- **Instructions for the task**:
The listing below holds pictures; exclude them. Return exactly the lines from the one with "Give me the TikZ source for this diagram." through the one with "(0,0) rectangle (607,519);".

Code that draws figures
+++++

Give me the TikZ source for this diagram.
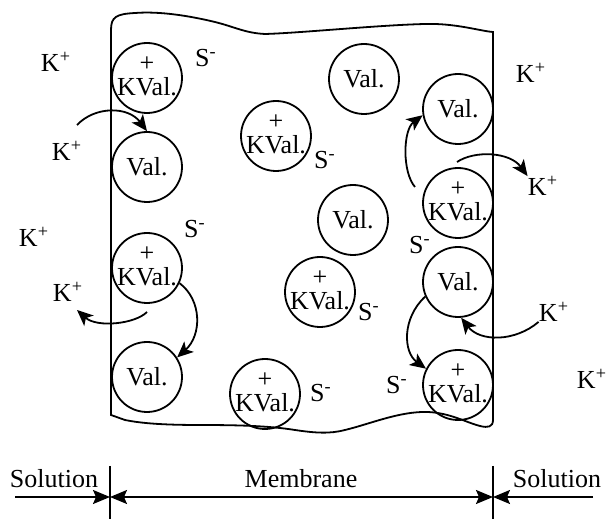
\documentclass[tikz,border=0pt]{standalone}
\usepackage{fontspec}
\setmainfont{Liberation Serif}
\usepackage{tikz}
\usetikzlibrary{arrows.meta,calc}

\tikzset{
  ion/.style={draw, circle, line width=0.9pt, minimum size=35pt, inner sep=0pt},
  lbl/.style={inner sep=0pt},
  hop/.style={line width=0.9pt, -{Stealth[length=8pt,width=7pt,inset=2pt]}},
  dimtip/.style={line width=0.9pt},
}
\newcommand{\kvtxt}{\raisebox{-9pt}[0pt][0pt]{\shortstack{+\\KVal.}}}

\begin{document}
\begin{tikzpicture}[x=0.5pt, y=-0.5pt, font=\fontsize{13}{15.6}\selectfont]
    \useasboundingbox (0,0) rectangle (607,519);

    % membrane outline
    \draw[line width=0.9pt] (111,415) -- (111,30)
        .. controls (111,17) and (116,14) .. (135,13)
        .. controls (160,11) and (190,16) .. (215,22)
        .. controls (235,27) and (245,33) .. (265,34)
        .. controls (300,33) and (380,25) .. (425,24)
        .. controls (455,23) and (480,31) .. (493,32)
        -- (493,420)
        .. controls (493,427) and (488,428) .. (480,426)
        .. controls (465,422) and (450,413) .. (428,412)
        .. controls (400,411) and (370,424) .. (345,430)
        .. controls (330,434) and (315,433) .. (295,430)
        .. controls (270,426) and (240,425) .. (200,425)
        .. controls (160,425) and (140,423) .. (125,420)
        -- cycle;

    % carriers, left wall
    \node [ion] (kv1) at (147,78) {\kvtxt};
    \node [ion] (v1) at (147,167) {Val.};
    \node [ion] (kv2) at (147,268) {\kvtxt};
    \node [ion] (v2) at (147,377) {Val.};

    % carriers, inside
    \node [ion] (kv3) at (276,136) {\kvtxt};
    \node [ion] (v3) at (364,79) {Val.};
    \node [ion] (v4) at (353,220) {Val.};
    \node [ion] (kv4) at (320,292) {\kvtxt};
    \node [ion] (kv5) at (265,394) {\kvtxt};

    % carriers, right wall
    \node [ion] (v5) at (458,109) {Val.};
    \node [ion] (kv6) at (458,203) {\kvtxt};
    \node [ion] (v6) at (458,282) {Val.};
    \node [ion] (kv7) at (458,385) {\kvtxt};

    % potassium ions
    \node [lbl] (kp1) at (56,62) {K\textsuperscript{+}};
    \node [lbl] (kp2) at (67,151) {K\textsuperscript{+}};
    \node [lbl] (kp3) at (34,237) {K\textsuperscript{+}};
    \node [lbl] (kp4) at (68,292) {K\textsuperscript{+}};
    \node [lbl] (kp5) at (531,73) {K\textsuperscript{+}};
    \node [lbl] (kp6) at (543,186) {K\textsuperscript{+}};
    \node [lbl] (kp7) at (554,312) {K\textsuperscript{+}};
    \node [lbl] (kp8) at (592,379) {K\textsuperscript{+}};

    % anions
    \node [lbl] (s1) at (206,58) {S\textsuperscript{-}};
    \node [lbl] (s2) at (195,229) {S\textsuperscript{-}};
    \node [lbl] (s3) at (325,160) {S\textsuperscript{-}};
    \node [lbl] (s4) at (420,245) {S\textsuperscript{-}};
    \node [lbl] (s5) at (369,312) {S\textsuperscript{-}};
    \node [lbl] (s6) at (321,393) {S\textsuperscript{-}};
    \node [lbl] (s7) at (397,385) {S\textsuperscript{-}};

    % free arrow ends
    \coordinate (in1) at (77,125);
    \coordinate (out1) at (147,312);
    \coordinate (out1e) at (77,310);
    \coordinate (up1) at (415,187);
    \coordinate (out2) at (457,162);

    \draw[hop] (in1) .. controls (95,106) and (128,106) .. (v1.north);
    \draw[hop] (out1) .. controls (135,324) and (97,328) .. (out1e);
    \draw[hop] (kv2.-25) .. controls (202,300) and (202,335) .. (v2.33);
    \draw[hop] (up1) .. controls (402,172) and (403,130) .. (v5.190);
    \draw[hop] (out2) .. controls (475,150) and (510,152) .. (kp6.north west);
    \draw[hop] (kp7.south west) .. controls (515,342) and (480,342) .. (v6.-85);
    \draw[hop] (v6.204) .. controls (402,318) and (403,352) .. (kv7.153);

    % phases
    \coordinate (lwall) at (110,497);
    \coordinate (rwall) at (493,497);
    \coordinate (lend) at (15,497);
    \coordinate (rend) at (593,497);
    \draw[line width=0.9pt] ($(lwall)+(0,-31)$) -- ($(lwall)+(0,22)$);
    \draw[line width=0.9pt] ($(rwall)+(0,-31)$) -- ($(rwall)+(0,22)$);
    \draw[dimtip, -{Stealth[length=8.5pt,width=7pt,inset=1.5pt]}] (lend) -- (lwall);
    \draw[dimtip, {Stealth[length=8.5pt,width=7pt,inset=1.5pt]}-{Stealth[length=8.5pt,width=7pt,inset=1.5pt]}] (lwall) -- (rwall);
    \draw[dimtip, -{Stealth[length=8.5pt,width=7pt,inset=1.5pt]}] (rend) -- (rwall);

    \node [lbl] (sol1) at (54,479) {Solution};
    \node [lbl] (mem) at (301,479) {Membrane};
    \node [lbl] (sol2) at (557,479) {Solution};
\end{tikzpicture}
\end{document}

+++++

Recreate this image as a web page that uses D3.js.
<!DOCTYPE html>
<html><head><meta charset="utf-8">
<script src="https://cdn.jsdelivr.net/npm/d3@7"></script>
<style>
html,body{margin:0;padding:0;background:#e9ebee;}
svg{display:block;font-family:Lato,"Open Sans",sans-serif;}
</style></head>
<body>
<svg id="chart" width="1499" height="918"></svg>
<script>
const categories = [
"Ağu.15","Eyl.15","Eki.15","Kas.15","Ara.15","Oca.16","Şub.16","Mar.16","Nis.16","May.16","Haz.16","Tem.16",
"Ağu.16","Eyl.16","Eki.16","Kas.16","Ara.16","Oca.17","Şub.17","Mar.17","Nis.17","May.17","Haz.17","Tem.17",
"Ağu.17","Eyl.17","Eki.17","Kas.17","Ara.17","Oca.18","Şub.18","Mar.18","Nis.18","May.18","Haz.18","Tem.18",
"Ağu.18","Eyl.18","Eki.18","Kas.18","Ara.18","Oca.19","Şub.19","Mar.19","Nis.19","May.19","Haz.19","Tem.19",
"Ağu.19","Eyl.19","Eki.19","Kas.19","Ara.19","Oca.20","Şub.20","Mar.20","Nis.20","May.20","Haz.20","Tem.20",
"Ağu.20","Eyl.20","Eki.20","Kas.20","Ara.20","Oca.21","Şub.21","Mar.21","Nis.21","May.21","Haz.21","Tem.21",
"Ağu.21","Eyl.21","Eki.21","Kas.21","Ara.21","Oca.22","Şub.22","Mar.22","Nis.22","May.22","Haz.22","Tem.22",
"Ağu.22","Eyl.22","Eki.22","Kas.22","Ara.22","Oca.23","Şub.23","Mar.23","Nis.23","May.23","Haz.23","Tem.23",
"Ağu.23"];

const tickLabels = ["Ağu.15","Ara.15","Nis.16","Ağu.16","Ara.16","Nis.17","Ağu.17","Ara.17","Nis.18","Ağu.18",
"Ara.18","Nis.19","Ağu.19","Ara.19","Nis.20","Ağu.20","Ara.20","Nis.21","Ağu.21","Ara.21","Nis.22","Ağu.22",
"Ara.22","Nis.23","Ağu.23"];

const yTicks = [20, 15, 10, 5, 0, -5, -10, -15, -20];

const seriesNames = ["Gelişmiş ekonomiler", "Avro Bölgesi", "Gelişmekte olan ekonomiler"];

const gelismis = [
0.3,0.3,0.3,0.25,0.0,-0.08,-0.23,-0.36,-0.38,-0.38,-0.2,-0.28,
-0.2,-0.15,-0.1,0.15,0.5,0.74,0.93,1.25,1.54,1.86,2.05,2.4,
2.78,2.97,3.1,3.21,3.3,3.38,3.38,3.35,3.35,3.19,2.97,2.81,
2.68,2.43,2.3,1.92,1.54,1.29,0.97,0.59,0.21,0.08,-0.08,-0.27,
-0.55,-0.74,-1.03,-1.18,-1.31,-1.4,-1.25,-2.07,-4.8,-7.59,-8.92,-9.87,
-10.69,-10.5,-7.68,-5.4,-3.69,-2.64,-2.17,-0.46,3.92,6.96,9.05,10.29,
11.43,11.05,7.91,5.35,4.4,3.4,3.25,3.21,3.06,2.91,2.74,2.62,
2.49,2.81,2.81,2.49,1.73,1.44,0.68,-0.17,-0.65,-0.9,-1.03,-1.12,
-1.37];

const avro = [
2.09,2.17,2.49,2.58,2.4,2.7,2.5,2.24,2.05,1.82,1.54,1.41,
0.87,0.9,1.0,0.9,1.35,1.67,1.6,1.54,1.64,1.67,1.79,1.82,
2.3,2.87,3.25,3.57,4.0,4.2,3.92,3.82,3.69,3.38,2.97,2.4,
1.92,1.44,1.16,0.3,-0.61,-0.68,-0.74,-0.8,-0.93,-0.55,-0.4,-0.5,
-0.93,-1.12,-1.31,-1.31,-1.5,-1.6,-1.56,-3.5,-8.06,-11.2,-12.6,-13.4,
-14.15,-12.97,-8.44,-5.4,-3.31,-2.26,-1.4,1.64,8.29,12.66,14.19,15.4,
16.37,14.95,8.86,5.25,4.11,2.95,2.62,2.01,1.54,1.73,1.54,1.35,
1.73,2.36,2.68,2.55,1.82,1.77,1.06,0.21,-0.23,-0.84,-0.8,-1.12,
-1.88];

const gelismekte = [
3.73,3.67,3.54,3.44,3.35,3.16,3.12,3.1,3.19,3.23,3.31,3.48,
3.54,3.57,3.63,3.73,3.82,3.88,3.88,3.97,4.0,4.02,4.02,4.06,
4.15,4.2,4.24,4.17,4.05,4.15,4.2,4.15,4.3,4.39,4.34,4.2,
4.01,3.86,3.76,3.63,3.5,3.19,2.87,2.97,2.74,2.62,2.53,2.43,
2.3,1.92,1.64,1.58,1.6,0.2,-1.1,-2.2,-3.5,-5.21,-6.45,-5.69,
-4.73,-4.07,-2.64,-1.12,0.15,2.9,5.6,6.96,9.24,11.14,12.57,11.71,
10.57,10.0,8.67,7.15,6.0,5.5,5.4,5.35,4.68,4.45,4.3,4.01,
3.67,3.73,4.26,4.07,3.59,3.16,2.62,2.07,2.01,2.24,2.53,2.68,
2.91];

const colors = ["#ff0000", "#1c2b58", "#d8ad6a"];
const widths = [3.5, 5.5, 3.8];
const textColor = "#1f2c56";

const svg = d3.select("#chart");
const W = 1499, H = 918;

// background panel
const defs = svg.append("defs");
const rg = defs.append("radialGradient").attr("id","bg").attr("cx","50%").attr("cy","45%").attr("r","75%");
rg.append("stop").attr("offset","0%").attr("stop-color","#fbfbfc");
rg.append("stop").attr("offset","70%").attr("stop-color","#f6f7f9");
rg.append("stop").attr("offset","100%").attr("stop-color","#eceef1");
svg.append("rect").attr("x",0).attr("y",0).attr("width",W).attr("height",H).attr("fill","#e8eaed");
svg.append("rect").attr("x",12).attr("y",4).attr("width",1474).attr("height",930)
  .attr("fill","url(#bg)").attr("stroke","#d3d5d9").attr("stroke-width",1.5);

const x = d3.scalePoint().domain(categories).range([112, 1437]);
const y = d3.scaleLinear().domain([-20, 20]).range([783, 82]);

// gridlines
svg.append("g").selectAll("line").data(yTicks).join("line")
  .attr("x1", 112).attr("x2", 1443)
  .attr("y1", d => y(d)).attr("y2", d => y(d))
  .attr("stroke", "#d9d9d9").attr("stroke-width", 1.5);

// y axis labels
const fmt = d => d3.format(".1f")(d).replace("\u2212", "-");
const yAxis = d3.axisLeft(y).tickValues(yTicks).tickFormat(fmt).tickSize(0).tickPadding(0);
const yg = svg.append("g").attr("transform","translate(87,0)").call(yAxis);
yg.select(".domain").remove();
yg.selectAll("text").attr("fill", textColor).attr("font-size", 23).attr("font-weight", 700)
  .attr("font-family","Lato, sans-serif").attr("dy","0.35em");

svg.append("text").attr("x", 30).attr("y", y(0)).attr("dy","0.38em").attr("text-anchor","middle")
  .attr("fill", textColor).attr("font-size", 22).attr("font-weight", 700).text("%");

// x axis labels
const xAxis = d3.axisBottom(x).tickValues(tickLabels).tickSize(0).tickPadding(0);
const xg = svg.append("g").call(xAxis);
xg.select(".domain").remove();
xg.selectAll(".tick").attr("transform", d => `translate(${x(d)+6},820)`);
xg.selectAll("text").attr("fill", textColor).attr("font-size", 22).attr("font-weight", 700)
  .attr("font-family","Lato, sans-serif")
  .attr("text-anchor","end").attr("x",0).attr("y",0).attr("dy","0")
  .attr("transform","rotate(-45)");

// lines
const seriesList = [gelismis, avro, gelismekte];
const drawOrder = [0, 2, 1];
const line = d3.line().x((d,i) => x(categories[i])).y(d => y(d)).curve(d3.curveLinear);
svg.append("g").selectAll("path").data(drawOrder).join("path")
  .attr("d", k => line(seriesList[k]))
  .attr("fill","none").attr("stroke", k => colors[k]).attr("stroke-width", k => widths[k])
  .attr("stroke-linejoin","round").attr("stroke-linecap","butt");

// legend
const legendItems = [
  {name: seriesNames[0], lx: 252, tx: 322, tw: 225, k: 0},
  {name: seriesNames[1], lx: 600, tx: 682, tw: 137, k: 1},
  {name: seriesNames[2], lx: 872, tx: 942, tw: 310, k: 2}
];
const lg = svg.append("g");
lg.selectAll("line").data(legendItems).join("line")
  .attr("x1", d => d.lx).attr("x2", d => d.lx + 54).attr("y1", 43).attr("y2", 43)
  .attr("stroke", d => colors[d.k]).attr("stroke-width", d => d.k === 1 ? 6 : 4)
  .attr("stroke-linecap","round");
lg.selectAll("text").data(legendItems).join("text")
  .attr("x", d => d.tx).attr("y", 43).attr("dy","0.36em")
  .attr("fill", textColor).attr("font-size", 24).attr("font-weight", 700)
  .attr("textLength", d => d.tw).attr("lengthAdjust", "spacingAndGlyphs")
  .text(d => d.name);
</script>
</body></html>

+++++

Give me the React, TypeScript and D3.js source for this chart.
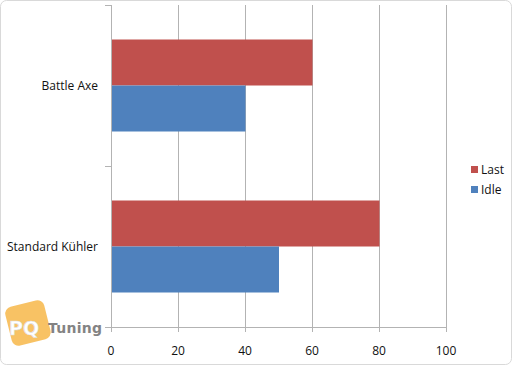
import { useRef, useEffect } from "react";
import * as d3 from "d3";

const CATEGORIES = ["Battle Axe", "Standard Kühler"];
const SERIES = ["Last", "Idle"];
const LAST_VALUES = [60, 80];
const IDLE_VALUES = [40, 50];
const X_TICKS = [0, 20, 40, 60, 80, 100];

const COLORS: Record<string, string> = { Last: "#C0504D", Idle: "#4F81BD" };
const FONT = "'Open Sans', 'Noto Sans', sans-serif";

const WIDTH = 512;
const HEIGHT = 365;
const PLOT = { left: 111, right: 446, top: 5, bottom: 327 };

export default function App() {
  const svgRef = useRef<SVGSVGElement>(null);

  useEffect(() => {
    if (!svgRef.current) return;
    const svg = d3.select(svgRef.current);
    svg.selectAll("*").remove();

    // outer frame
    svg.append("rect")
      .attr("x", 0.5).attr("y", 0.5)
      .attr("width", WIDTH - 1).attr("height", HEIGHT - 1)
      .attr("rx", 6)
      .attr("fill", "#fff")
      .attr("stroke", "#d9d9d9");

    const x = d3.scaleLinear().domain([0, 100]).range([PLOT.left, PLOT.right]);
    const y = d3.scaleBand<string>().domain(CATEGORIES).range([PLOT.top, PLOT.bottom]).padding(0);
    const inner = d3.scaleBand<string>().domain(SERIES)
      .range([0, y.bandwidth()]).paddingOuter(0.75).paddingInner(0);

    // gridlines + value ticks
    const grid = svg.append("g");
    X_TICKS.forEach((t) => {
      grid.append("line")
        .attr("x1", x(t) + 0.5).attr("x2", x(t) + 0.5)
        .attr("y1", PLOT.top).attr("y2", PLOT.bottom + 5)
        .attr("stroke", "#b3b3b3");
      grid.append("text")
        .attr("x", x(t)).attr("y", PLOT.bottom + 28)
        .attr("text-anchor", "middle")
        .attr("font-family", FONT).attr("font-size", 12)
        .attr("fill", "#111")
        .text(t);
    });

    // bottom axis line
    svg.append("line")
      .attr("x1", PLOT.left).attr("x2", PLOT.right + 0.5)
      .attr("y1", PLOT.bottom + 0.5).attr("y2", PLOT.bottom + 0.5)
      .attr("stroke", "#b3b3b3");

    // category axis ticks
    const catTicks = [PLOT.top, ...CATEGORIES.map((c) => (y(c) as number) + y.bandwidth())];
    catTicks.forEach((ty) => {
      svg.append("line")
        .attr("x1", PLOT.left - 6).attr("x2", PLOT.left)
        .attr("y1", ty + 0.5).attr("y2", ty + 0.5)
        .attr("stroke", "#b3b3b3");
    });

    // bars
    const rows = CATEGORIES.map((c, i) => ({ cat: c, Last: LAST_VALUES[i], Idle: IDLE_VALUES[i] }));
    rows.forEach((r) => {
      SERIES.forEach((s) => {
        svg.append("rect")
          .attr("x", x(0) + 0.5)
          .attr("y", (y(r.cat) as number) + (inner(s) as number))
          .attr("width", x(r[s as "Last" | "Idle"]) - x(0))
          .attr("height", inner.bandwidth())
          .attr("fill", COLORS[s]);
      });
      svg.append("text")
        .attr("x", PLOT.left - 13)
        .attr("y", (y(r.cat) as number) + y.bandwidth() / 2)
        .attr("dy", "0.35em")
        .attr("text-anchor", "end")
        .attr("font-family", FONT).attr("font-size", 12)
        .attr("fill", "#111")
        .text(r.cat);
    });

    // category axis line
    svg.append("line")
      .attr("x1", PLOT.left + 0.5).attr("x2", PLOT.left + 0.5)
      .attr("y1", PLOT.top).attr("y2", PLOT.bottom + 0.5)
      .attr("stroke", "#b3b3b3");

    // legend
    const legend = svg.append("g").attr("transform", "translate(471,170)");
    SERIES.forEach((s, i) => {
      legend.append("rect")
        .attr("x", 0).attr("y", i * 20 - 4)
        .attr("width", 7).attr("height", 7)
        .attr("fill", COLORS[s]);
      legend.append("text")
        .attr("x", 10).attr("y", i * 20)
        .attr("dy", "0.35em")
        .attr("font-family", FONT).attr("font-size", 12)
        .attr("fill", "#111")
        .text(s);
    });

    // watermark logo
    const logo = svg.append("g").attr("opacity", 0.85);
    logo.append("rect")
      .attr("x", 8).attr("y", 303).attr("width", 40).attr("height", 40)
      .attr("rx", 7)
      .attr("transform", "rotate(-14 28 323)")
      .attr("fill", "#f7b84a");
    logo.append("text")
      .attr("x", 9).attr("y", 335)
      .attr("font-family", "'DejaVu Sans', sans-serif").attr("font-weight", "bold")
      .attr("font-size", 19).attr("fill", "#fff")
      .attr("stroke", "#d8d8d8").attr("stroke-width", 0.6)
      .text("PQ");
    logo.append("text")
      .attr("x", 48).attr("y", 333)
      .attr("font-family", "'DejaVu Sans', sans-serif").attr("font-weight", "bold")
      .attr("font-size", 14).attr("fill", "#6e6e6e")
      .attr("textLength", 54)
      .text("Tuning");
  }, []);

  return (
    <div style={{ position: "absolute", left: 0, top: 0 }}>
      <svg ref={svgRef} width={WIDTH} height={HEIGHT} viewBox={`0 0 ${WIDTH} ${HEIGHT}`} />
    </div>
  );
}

+++++

- **Output of the task**:
Give me the TikZ source for this diagram.
\documentclass[tikz,border=0pt]{standalone}
\usepackage{fontspec}
\setmainfont{Liberation Serif}
\usepackage{tikz}
\usetikzlibrary{arrows.meta,calc}

\tikzset{
  ion/.style={draw, circle, line width=0.9pt, minimum size=35pt, inner sep=0pt},
  lbl/.style={inner sep=0pt},
  hop/.style={line width=0.9pt, -{Stealth[length=8pt,width=7pt,inset=2pt]}},
  dimtip/.style={line width=0.9pt},
}
\newcommand{\kvtxt}{\raisebox{-9pt}[0pt][0pt]{\shortstack{+\\KVal.}}}

\begin{document}
\begin{tikzpicture}[x=0.5pt, y=-0.5pt, font=\fontsize{13}{15.6}\selectfont]
    \useasboundingbox (0,0) rectangle (607,519);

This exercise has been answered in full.